Colleges are putting pressure on the government to transform the way in which careers advice is delivered in England amid concerns that students are being "short-changed".
The Association of Colleges (AoC) launched a campaign today calling for the creation of new careers "hubs" based in colleges, universities or even high-street shop units that could take over responsibility for delivering careers advice.
The new advice points would be run by the country's 39 existing local enterprise partnerships (LEPs). These organisations bring councils and local businesses together to decide the economic priorities for an area.
Schools have had a duty to secure independent advice for students since the government stopped funding the local authority-run Connexions service in 2012. However, they have not received any extra funding to do so.
The AoC said that many students were not being given the right information at the right time, and were effectively being "short-changed", although it added that schools were not to blame. It argued that something had to change to stop future generations from becoming Neets (not in education, employment or training).
Joy Mercer, director of policy at the AoC, said that LEPs were ideally placed to lead and fund the hubs, working together with schools, colleges, universities, local authorities, Jobcentre Plus and the National Careers Service. Resources and funding in each of those institutions could be "corralled" and put to better use in a single central body, she added.
"Neither parents nor school teachers know enough about the next generation of jobs and specifically the government's current push towards apprenticeships, and as a result young people are still choosing very traditional jobs," she said.
"LEPs would be able to make sure the career hubs carry up-to-date information about the local job market and the qualifications and skills required to work in local industries.
"We know that young people want hands-on work experience, not just lessons in a classroom."
A number of reports and surveys in the past year have been critical of the quality of school-delivered careers advice.
Last September, Ofsted found that more than three-quarters of secondary schools in England were failing to give their students quality careers advice, with little time being devoted to promoting vocational training and apprenticeships.

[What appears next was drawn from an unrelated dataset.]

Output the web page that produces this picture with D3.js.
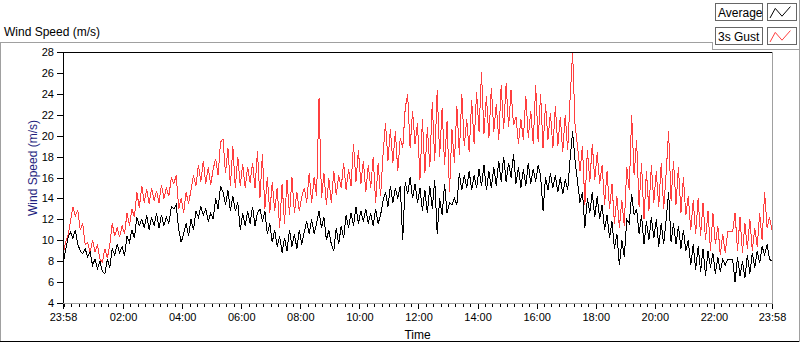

In January, a poll by the CBI and Barclays revealed that 93 per cent of young people felt they were not being given the right information to make informed career choices (bit.lyCBICareersReport).
Meanwhile, the National Audit Office said last week that if schools did not adopt the government's "clear and ambitious agenda" for careers advice and Ofsted reports remained critical, the government should be ready to intervene directly.
MPs are so concerned about the situation that the House of Commons' Education Select Committee has launched a follow-up to its January 2013 inquiry into careers advice in schools.
Rob Wall, head of education and employment policy for the CBI, told TES that it supported the principle behind the AoC's campaign. "We agree careers provision in schools is very poor and that it needs to be better," he said. "However, we would be less prescriptive than the AoC about how young people access [better advice]. Whatever provision is put in place needs to be informed by the labour market."
Mr Wall said that the CBI would like to see local "brokers" with responsibility for building relationships between educators and employers.
A spokesperson for the Department for Business, Innovation and Skills said: "As part of our reforms, the National Careers Service will work with local partners, including LEPs and school and employer groups, to prepare young people for the world of work.
"We believe that employers have a key role to play in opening young people's eyes to the broad range of opportunities available to them.
"Figures show that the number of 16- to 24-year-olds who were Neet is at the lowest comparable level since 2005 and the important role played by the National Careers Service continues to have an impact."